### GOAL OF THE EXERCISE
Give every line again exactly as it appears, please, but not the pictures.
[start MATERIAL]
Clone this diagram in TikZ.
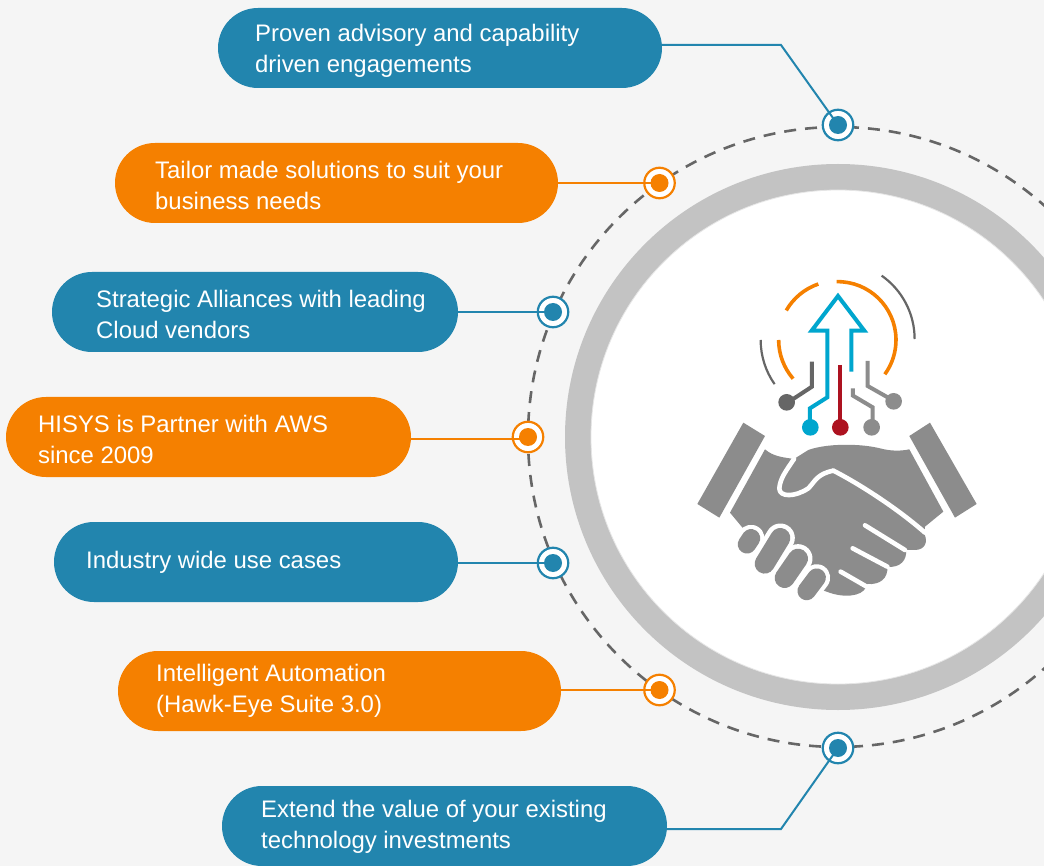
\documentclass[tikz,border=0pt]{standalone}
\usepackage{fontspec}
\setmainfont{Liberation Sans}
\definecolor{bluep}{HTML}{2285AE}
\definecolor{orangep}{HTML}{F58000}
\definecolor{bgp}{HTML}{F5F5F5}
\definecolor{ringp}{HTML}{C3C3C3}
\definecolor{dashp}{HTML}{666666}
\definecolor{handp}{HTML}{8C8C8C}
\definecolor{cyanp}{HTML}{00A6CE}
\definecolor{redp}{HTML}{AD1220}
\tikzset{
  pillbase/.style={draw=none,minimum height=80pt,rounded corners=40pt,inner sep=0pt},
  bluepill/.style={pillbase,fill=bluep},
  orangepill/.style={pillbase,fill=orangep},
  pilltext/.style={anchor=west,align=left,text=white,inner sep=0pt,font=\fontsize{23.9}{30.8}\selectfont},
  bluering/.style={circle,draw=bluep,line width=2.2pt,fill=white,minimum size=30.5pt,inner sep=0pt},
  orangering/.style={circle,draw=orangep,line width=2.2pt,fill=white,minimum size=30.5pt,inner sep=0pt},
  bluedot/.style={circle,fill=bluep,minimum size=18pt,inner sep=0pt},
  orangedot/.style={circle,fill=orangep,minimum size=18pt,inner sep=0pt},
  blueline/.style={draw=bluep,line width=2pt},
  orangeline/.style={draw=orangep,line width=2pt},
  fingerw/.style={line cap=round,line join=round,draw=white,line width=29pt},
  fingerg/.style={line cap=round,line join=round,draw=handp,line width=20pt},
  cutw/.style={draw=white,line cap=round,line join=round,line width=4.6pt},
  icon/.style={line width=4pt,line join=miter},
}
\begin{document}
\begin{tikzpicture}[x=1pt,y=-1pt]
\useasboundingbox (0,0) rectangle (1044,866);
\clip (0,0) rectangle (1044,866);
\fill[bgp] (0,0) rectangle (1044,866);
% big circle
\draw[dashp,line width=2.6pt,dash pattern=on 12pt off 9pt] (838,437) circle[radius=310];
\fill[ringp] (838,437) circle[radius=273];
\fill[white] (838,437) circle[radius=247];
\draw[black!10,line width=.8pt] (838,437) circle[radius=247];
% pills
\node[bluepill,minimum width=444pt] (p1) at (440,48) {};
\node[orangepill,minimum width=443pt] (p2) at (336.5,183) {};
\node[bluepill,minimum width=406pt] (p3) at (255,312) {};
\node[orangepill,minimum width=405pt] (p4) at (208.5,437) {};
\node[bluepill,minimum width=404pt] (p5) at (256,562) {};
\node[orangepill,minimum width=443pt] (p6) at (339.5,691) {};
\node[bluepill,minimum width=445pt] (p7) at (444.5,826) {};
\node[pilltext] (t1) at (255,50.8) {Proven advisory and capability\\driven engagements};
\node[pilltext] (t2) at (155,185.5) {Tailor made solutions to suit your\\business needs};
\node[pilltext] (t3) at (96,314.2) {Strategic Alliances with leading\\Cloud vendors};
\node[pilltext] (t4) at (38,439.5) {HISYS is Partner with AWS\\since 2009};
\node[pilltext] (t5) at (86,562) {Industry wide use cases};
\node[pilltext] (t6) at (156,691.2) {Intelligent Automation\\(Hawk-Eye Suite 3.0)};
\node[pilltext] (t7) at (261,827.2) {Extend the value of your existing\\technology investments};
% markers
\node[bluering] (r1) at (838,125) {};
\node[orangering] (r2) at (659.5,183) {};
\node[bluering] (r3) at (553,312) {};
\node[orangering] (r4) at (528,437) {};
\node[bluering] (r5) at (553,563) {};
\node[orangering] (r6) at (659.5,690) {};
\node[bluering] (r7) at (838,748) {};
\node[bluedot] (d1) at (838,125) {};
\node[orangedot] (d2) at (659.5,183) {};
\node[bluedot] (d3) at (553,312) {};
\node[orangedot] (d4) at (528,437) {};
\node[bluedot] (d5) at (553,563) {};
\node[orangedot] (d6) at (659.5,690) {};
\node[bluedot] (d7) at (838,748) {};
\coordinate (b1) at (781,45);
\coordinate (b7) at (781,829);
\draw[blueline] (p1.east |- b1) -- (b1) -- (d1.center);
\draw[orangeline] (p2.east) -- (d2.center);
\draw[blueline] (p3.east) -- (d3.center);
\draw[orangeline] (p4.east |- 0,439) -- (d4.center |- 0,439);
\draw[blueline] (p5.east |- d5) -- (d5.center);
\draw[orangeline] (p6.east |- d6) -- (d6.center);
\draw[blueline] (p7.east |- b7) -- (b7) -- (d7.center);
% handshake, in crop units
\begin{scope}[shift={(680,410)},x=.3333pt,y=-.3333pt]
\fill[handp] (190,38) -- (255,78) -- (118,323) -- (52,282) -- cycle;
\fill[handp] (750,38) -- (688,78) -- (825,323) -- (890,282) -- cycle;
\fill[handp] (255,118) .. controls (280,140) and (310,142) .. (342,147)
  -- (385,120) .. controls (440,100) and (540,100) .. (600,115)
  .. controls (630,123) and (660,124) .. (688,118)
  -- (790,305) -- (735,350) -- (733,372)
  .. controls (745,395) and (735,420) .. (705,420) -- (678,420)
  .. controls (682,450) and (660,475) .. (622,470)
  .. controls (625,505) and (600,525) .. (562,522)
  -- (558,532) .. controls (545,560) and (490,565) .. (440,545)
  -- (300,500) -- (185,350) -- (150,308) -- cycle;
\draw[cutw] (342,147) .. controls (320,180) and (300,205) .. (298,235)
  .. controls (298,262) and (345,262) .. (385,235)
  .. controls (405,215) and (410,192) .. (460,182);
\draw[cutw] (460,182) .. controls (520,212) and (640,285) .. (735,368);
\draw[cutw] (555,346) -- (675,420);
\draw[cutw] (518,415) -- (622,470);
\draw[cutw] (482,485) -- (560,530);
\draw[fingerw,line width=27pt] (213,385) -- (201,403);
\draw[fingerw] (301,384) -- (254,461);
\draw[fingerw] (354,446) -- (314,504);
\draw[fingerw,line width=27pt] (410,503) -- (380,543);
\draw[fingerg,line width=18.5pt] (213,385) -- (201,403);
\draw[fingerg] (301,384) -- (254,461);
\draw[fingerg] (354,446) -- (314,504);
\draw[fingerg,line width=18.5pt] (410,503) -- (380,543);
\end{scope}
% tech icon, in crop units
\begin{scope}[shift={(680,260)},x=.3333pt,y=-.3333pt]
\draw[orangep,line width=3.6pt] (470,65) arc[start angle=-91,end angle=36,radius=175];
\draw[orangep,line width=3.6pt] (415,72) arc[start angle=-109,end angle=-150,radius=178];
\draw[orangep,line width=3.6pt] (296,240) arc[start angle=180,end angle=139,radius=177];
\draw[dashp,line width=2.2pt] (605,47) arc[start angle=-55,end angle=0,radius=232];
\draw[dashp,line width=2.2pt] (242,240) arc[start angle=180,end angle=145,radius=231];
\draw[cyanp,icon] (514,335) -- (514,212) -- (553,212) -- (474,108) -- (395,212) -- (442,212) -- (442,412) -- (390,445) -- (390,490);
\fill[cyanp] (391,502) circle[radius=25];
\draw[redp,icon] (480,315) -- (480,490);
\fill[redp] (481,502) circle[radius=25];
\draw[dashp,icon] (396,305) -- (396,380) -- (335,420);
\fill[dashp] (320,427) circle[radius=25];
\draw[handp,icon] (563,303) -- (563,378) -- (630,416);
\fill[handp] (641,424) circle[radius=25];
\draw[handp,icon] (519,385) -- (519,407) -- (578,442) -- (578,490);
\fill[handp] (575,502) circle[radius=25];
\end{scope}
\end{tikzpicture}
\end{document}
[end MATERIAL]
### ANSWER TO THE PROBLEM
Clone this diagram in TikZ.
\documentclass[tikz,border=0pt]{standalone}
\usepackage{fontspec}
\setmainfont{Liberation Sans}
\definecolor{bluep}{HTML}{2285AE}
\definecolor{orangep}{HTML}{F58000}
\definecolor{bgp}{HTML}{F5F5F5}
\definecolor{ringp}{HTML}{C3C3C3}
\definecolor{dashp}{HTML}{666666}
\definecolor{handp}{HTML}{8C8C8C}
\definecolor{cyanp}{HTML}{00A6CE}
\definecolor{redp}{HTML}{AD1220}
\tikzset{
  pillbase/.style={draw=none,minimum height=80pt,rounded corners=40pt,inner sep=0pt},
  bluepill/.style={pillbase,fill=bluep},
  orangepill/.style={pillbase,fill=orangep},
  pilltext/.style={anchor=west,align=left,text=white,inner sep=0pt,font=\fontsize{23.9}{30.8}\selectfont},
  bluering/.style={circle,draw=bluep,line width=2.2pt,fill=white,minimum size=30.5pt,inner sep=0pt},
  orangering/.style={circle,draw=orangep,line width=2.2pt,fill=white,minimum size=30.5pt,inner sep=0pt},
  bluedot/.style={circle,fill=bluep,minimum size=18pt,inner sep=0pt},
  orangedot/.style={circle,fill=orangep,minimum size=18pt,inner sep=0pt},
  blueline/.style={draw=bluep,line width=2pt},
  orangeline/.style={draw=orangep,line width=2pt},
  fingerw/.style={line cap=round,line join=round,draw=white,line width=29pt},
  fingerg/.style={line cap=round,line join=round,draw=handp,line width=20pt},
  cutw/.style={draw=white,line cap=round,line join=round,line width=4.6pt},
  icon/.style={line width=4pt,line join=miter},
}
\begin{document}
\begin{tikzpicture}[x=1pt,y=-1pt]
\useasboundingbox (0,0) rectangle (1044,866);
\clip (0,0) rectangle (1044,866);
\fill[bgp] (0,0) rectangle (1044,866);
% big circle
\draw[dashp,line width=2.6pt,dash pattern=on 12pt off 9pt] (838,437) circle[radius=310];
\fill[ringp] (838,437) circle[radius=273];
\fill[white] (838,437) circle[radius=247];
\draw[black!10,line width=.8pt] (838,437) circle[radius=247];
% pills
\node[bluepill,minimum width=444pt] (p1) at (440,48) {};
\node[orangepill,minimum width=443pt] (p2) at (336.5,183) {};
\node[bluepill,minimum width=406pt] (p3) at (255,312) {};
\node[orangepill,minimum width=405pt] (p4) at (208.5,437) {};
\node[bluepill,minimum width=404pt] (p5) at (256,562) {};
\node[orangepill,minimum width=443pt] (p6) at (339.5,691) {};
\node[bluepill,minimum width=445pt] (p7) at (444.5,826) {};
\node[pilltext] (t1) at (255,50.8) {Proven advisory and capability\\driven engagements};
\node[pilltext] (t2) at (155,185.5) {Tailor made solutions to suit your\\business needs};
\node[pilltext] (t3) at (96,314.2) {Strategic Alliances with leading\\Cloud vendors};
\node[pilltext] (t4) at (38,439.5) {HISYS is Partner with AWS\\since 2009};
\node[pilltext] (t5) at (86,562) {Industry wide use cases};
\node[pilltext] (t6) at (156,691.2) {Intelligent Automation\\(Hawk-Eye Suite 3.0)};
\node[pilltext] (t7) at (261,827.2) {Extend the value of your existing\\technology investments};
% markers
\node[bluering] (r1) at (838,125) {};
\node[orangering] (r2) at (659.5,183) {};
\node[bluering] (r3) at (553,312) {};
\node[orangering] (r4) at (528,437) {};
\node[bluering] (r5) at (553,563) {};
\node[orangering] (r6) at (659.5,690) {};
\node[bluering] (r7) at (838,748) {};
\node[bluedot] (d1) at (838,125) {};
\node[orangedot] (d2) at (659.5,183) {};
\node[bluedot] (d3) at (553,312) {};
\node[orangedot] (d4) at (528,437) {};
\node[bluedot] (d5) at (553,563) {};
\node[orangedot] (d6) at (659.5,690) {};
\node[bluedot] (d7) at (838,748) {};
\coordinate (b1) at (781,45);
\coordinate (b7) at (781,829);
\draw[blueline] (p1.east |- b1) -- (b1) -- (d1.center);
\draw[orangeline] (p2.east) -- (d2.center);
\draw[blueline] (p3.east) -- (d3.center);
\draw[orangeline] (p4.east |- 0,439) -- (d4.center |- 0,439);
\draw[blueline] (p5.east |- d5) -- (d5.center);
\draw[orangeline] (p6.east |- d6) -- (d6.center);
\draw[blueline] (p7.east |- b7) -- (b7) -- (d7.center);
% handshake, in crop units
\begin{scope}[shift={(680,410)},x=.3333pt,y=-.3333pt]
\fill[handp] (190,38) -- (255,78) -- (118,323) -- (52,282) -- cycle;
\fill[handp] (750,38) -- (688,78) -- (825,323) -- (890,282) -- cycle;
\fill[handp] (255,118) .. controls (280,140) and (310,142) .. (342,147)
  -- (385,120) .. controls (440,100) and (540,100) .. (600,115)
  .. controls (630,123) and (660,124) .. (688,118)
  -- (790,305) -- (735,350) -- (733,372)
  .. controls (745,395) and (735,420) .. (705,420) -- (678,420)
  .. controls (682,450) and (660,475) .. (622,470)
  .. controls (625,505) and (600,525) .. (562,522)
  -- (558,532) .. controls (545,560) and (490,565) .. (440,545)
  -- (300,500) -- (185,350) -- (150,308) -- cycle;
\draw[cutw] (342,147) .. controls (320,180) and (300,205) .. (298,235)
  .. controls (298,262) and (345,262) .. (385,235)
  .. controls (405,215) and (410,192) .. (460,182);
\draw[cutw] (460,182) .. controls (520,212) and (640,285) .. (735,368);
\draw[cutw] (555,346) -- (675,420);
\draw[cutw] (518,415) -- (622,470);
\draw[cutw] (482,485) -- (560,530);
\draw[fingerw,line width=27pt] (213,385) -- (201,403);
\draw[fingerw] (301,384) -- (254,461);
\draw[fingerw] (354,446) -- (314,504);
\draw[fingerw,line width=27pt] (410,503) -- (380,543);
\draw[fingerg,line width=18.5pt] (213,385) -- (201,403);
\draw[fingerg] (301,384) -- (254,461);
\draw[fingerg] (354,446) -- (314,504);
\draw[fingerg,line width=18.5pt] (410,503) -- (380,543);
\end{scope}
% tech icon, in crop units
\begin{scope}[shift={(680,260)},x=.3333pt,y=-.3333pt]
\draw[orangep,line width=3.6pt] (470,65) arc[start angle=-91,end angle=36,radius=175];
\draw[orangep,line width=3.6pt] (415,72) arc[start angle=-109,end angle=-150,radius=178];
\draw[orangep,line width=3.6pt] (296,240) arc[start angle=180,end angle=139,radius=177];
\draw[dashp,line width=2.2pt] (605,47) arc[start angle=-55,end angle=0,radius=232];
\draw[dashp,line width=2.2pt] (242,240) arc[start angle=180,end angle=145,radius=231];
\draw[cyanp,icon] (514,335) -- (514,212) -- (553,212) -- (474,108) -- (395,212) -- (442,212) -- (442,412) -- (390,445) -- (390,490);
\fill[cyanp] (391,502) circle[radius=25];
\draw[redp,icon] (480,315) -- (480,490);
\fill[redp] (481,502) circle[radius=25];
\draw[dashp,icon] (396,305) -- (396,380) -- (335,420);
\fill[dashp] (320,427) circle[radius=25];
\draw[handp,icon] (563,303) -- (563,378) -- (630,416);
\fill[handp] (641,424) circle[radius=25];
\draw[handp,icon] (519,385) -- (519,407) -- (578,442) -- (578,490);
\fill[handp] (575,502) circle[radius=25];
\end{scope}
\end{tikzpicture}
\end{document}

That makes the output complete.